I just reformatted my entire dream journal for about the fifth time. I really need to stop doing that.
December 5, 2009
Had my first dream about missing an exam. It lasted for days in dreamtime, and about 5 hours in realtime. Before I even took it there was a massive amount of exposition, in which I attended the class and made friends. Everything was XTREMEly detailed, to the point where when it was time to take the exam, I actually read it.
I walked out in the middle of the exam for no discernible reason, even though it was pretty easy, and went on a singalong across the countryside. My annoying aunt randomly owned a diner, so I went there. Then I walked home, and I realized I had sent texts to everyone in my phone about how the world was beautiful and the universe was in childbirth. So I angsted about not finishing the exam, and I called my mom and she was disappointed in me.
December 6, 2009
Disturbing dream about my parents' marital problems. It was post-apocalyptic and deathly cold outside, and we were going to go to West Virginia. But my mom was driving, and she changed her mind and decided she wanted to go to her parent's cabin in southern Ohio, and acted like my dad didn't have a say about where we went. My dad's all passive aggressive so for a few minutes he just sighed loudly.
We kept driving, past some crazy guy jumping on a trampoline wearing nothing but his tears, which frosted there in the cold. My mom stopped the car at her brother's house because she thought she'd have better reception there when she tried to call her parents, but my dad was just like, "I'm done." He got out of the car and started yelling at my mom. I couldn't hear them through the glass and metal and plastic and rubber of the van, but it was clear that my dad was going to leave us.
December 8, 2009
I was sick of living in a single at college so I got a roommate, a white girl with dreadlocks. She was a painter, and in the morning she and several other artists would paint a man lying on a table.
One day I walked into the room, and my laptop was gone. I freaked out for a moment until I saw a madwoman sitting in my laundry basket in the corner, clutching it to her chest.
I spent the rest of the dream standing on my hands and doing push ups.
December 13, 2009
I was in some South American country when the revolution started. I had been living in a shitty hotel, sleeping in a room with about twenty twin beds. I was in town when chaos started going down. I was standing on a roof, surrounded by men with machine guns, and I decided to jump off and fly away over the rolling green hills.

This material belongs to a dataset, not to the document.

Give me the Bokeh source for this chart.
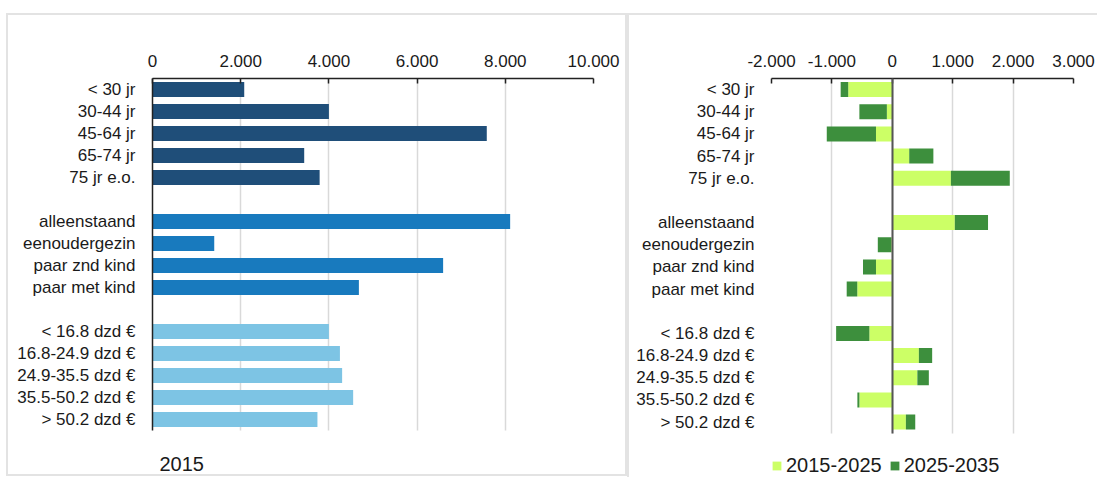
import numpy as np
from bokeh.plotting import figure
from bokeh.models import (FactorRange, Range1d, Legend, LegendItem, Label, Grid,
                          FixedTicker, ColumnDataSource, Spacer)
from bokeh.layouts import row, column
from bokeh.embed import file_html
from bokeh.resources import INLINE

FONT = "Liberation Sans"
TXT = "#1a1a1a"

# ---------------- data ----------------
age_cats = ["< 30 jr", "30-44 jr", "45-64 jr", "65-74 jr", "75 jr e.o."]
hh_cats = ["alleenstaand", "eenoudergezin", "paar znd kind", "paar met kind"]
inc_cats = ["< 16.8 dzd €", "16.8-24.9 dzd €", "24.9-35.5 dzd €", "35.5-50.2 dzd €", "> 50.2 dzd €"]

# left panel: level in 2015
age_2015 = [2080, 4000, 7580, 3440, 3790]
hh_2015 = [8110, 1400, 6590, 4680]
inc_2015 = [4000, 4250, 4300, 4550, 3740]

# right panel: change 2015-2025 and 2025-2035
age_d1 = [-730, -90, -270, 280, 970]
age_d2 = [-125, -455, -815, 400, 975]
hh_d1 = [1035, -15, -270, -580]
hh_d2 = [550, -225, -215, -175]
inc_d1 = [-380, 440, 415, -545, 225]
inc_d2 = [-550, 220, 190, -33, 155]

series_labels = ["2015-2025", "2025-2035"]
left_title = "2015"

x1_ticks = [0, 2000, 4000, 6000, 8000, 10000]
x1_labels = ["0", "2.000", "4.000", "6.000", "8.000", "10.000"]
x2_ticks = [-2000, -1000, 0, 1000, 2000, 3000]
x2_labels = ["-2.000", "-1.000", "0", "1.000", "2.000", "3.000"]

# blank slots: two gaps between groups, two at the bottom (room for title / legend)
gap1, gap2, foot1, foot2 = " ", "  ", "   ", "    "
factors = age_cats + [gap1] + hh_cats + [gap2] + inc_cats + [foot1, foot2]
n_foot = 2
n_slots = len(factors)
chart_bounds = (n_foot, n_slots)   # synthetic y extent of the bar area

C_AGE = "#1f4e79"
C_HH = "#187abe"
C_INC = "#7dc4e4"
C_LIGHT = "#ccff66"
C_DARK = "#3d8f3d"
GRID = "#d9d9d9"
FRAME = "#e3e3e3"


def style(p, ticks, labels, y_line):
    xa = p.xaxis[0]
    xa.ticker = FixedTicker(ticks=ticks)
    xa.major_label_overrides = {t: l for t, l in zip(ticks, labels)}
    xa.axis_line_color = "#222222"
    xa.axis_line_width = 1.5
    xa.major_tick_line_color = "#222222"
    xa.major_tick_line_width = 1.5
    xa.major_tick_in = 5
    xa.major_tick_out = 0
    xa.minor_tick_line_color = None
    xa.major_label_text_font = FONT
    xa.major_label_text_font_size = "17px"
    xa.major_label_text_color = TXT
    xa.major_label_standoff = 12
    ya = p.yaxis[0]
    ya.bounds = chart_bounds
    ya.axis_line_color = "#222222" if y_line else None
    ya.axis_line_width = 1.5
    ya.major_tick_line_color = None
    ya.minor_tick_line_color = None
    ya.major_label_text_font = FONT
    ya.major_label_text_font_size = "17px"
    ya.major_label_text_color = TXT
    ya.major_label_standoff = 11
    p.xgrid.grid_line_color = GRID
    p.xgrid.grid_line_width = 1.5
    p.xgrid.cross_bounds = chart_bounds
    p.ygrid.visible = False
    p.outline_line_color = None
    p.background_fill_color = "white"
    p.border_fill_color = "white"


# ---------------- left panel ----------------
p1 = figure(width=617, height=459, x_range=Range1d(0, 10000),
            y_range=FactorRange(factors=factors[::-1]),
            x_axis_location="above", output_backend="svg", toolbar_location=None,
            min_border_left=144, min_border_right=32, min_border_top=63, min_border_bottom=0,
            styles={"outline": "2px solid " + FRAME, "outline-offset": "0px"})
style(p1, x1_ticks, x1_labels, True)

p1.hbar(y=age_cats, left=0, right=age_2015, height=0.68, fill_color=C_AGE, line_color=None)
p1.hbar(y=hh_cats, left=0, right=hh_2015, height=0.68, fill_color=C_HH, line_color=None)
p1.hbar(y=inc_cats, left=0, right=inc_2015, height=0.68, fill_color=C_INC, line_color=None)
p1.add_layout(Label(x=7, y=11, x_units="screen", y_units="screen", text=left_title,
                    text_font=FONT, text_font_size="20px", text_color=TXT,
                    text_baseline="middle", text_align="left"))

# ---------------- right panel ----------------
cats = age_cats + hh_cats + inc_cats
d1 = np.array(age_d1 + hh_d1 + inc_d1, dtype=float)
d2 = np.array(age_d2 + hh_d2 + inc_d2, dtype=float)
src = ColumnDataSource(dict(cat=cats, d1=d1, end2=d1 + d2))

p2 = figure(width=468, height=462, x_range=Range1d(-2000, 3000),
            y_range=FactorRange(factors=factors[::-1]),
            x_axis_location="above", output_backend="svg", toolbar_location=None,
            min_border_left=142, min_border_right=24, min_border_top=63, min_border_bottom=0,
            styles={"outline": "2px solid " + FRAME, "outline-offset": "0px"})
style(p2, x2_ticks, x2_labels, False)

r_light = p2.hbar(y="cat", left=0, right="d1", height=0.68, source=src,
                  fill_color=C_LIGHT, line_color=None)
r_dark = p2.hbar(y="cat", left="d1", right="end2", height=0.68, source=src,
                 fill_color=C_DARK, line_color=None)
zero_line = Grid(dimension=0, ticker=FixedTicker(ticks=[0]), grid_line_color="#555555",
                 grid_line_width=2, cross_bounds=chart_bounds, level="annotation")
p2.add_layout(zero_line)

legend = Legend(items=[LegendItem(label=series_labels[0], renderers=[r_light]),
                       LegendItem(label=series_labels[1], renderers=[r_dark])],
                orientation="horizontal", location=(0, 0), margin=0, padding=0,
                spacing=7, glyph_width=11, glyph_height=11, label_standoff=4,
                label_text_font=FONT, label_text_font_size="20px", label_text_color=TXT,
                border_line_color=None, background_fill_alpha=0)
p2.add_layout(legend)

layout = column(Spacer(height=15), row(Spacer(width=8), p1, Spacer(width=4), p2))

open("out.html", "w").write(file_html(layout, INLINE))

Since I can't fly IRL, I became lucid. I was afraid to go back to my hotel so I wandered around aimlessly until I lost lucidity.
December 16, 2009
It's been a year since my marching band career ended, and yet I still have anxious dreams from time to time about being late to or unprepared for a band event.
I was in a setting that wasn't my hometown or my college town. I'd wager that it was in the wild west somewhere, on account of the dustiness of the soil. The buildings were decorated with red, white, and blue ribbons in preparation for the parade, but the streets were empty.
It wasn't I who was late, but some other girl. I was helping her. We scrambled back to our peers, who were already marching.
***
My friend Katie and I were sampling a buffet at some party. I got a big plate of tiny crackers covered in soup. However, I soon forgot about both Katie and the soup when I walked through an archway and the rhyme
Keep calm and carry on
Recall your dream goals 'fore it's gone
popped into my head, lucidating me.
Everything was blurry, so I reminded myself that I shouldn't try to consciously create the scenery, that I should let it be nonsensical. This made everything snap into focus more vividly than before. For the first time I noticed the men in lion and llama suits sitting at the bar and slamming down cold ones.
I wandered into another room, repeating the rhyme several times in order to stay lucid. For whatever reason, though, I didn't actually review my dream goals.
A middle-aged woman with straight brown hair waved me over. I sat down at her table. "I'm the ambassador," she said, and we talked at length. Maybe she's my substitute dream guide since Deleela doesn't like showing up here?
My hometown makes her ill, apparently. I don't blame her. It's depressing here.
***
I barely woke up and promptly DEILDed. Usually when I WILD I feel trapped in whatever room I'm in, afraid of opening windows and doors. This time I wasn't. I remembered I should review my dream goals, but I didn't actually do that. For some reason I decided that going to Mars was one of my dream goals.
I woke up my mom because I wanted to take her to Mars with me. I looked out a window, at a sky thickly bespangled with stars, and stretched it wide enough for us to fit through.
My mom wasn't good at flying, though. All she did was drag me down.
***
I was on a trip to Japan, hanging out with this random couple. The guy kept insisting on buying me shit, even though he had mentioned earlier that he was living on food stamps, and I was like, "Step off!" but I didn't actually say that, because I avoid confrontation.
I went to a strange restroom that was a huge blue revolving mass of porto-potties, only you had to pee into a funnel. Why must I have so many nasty bathroom dreams?!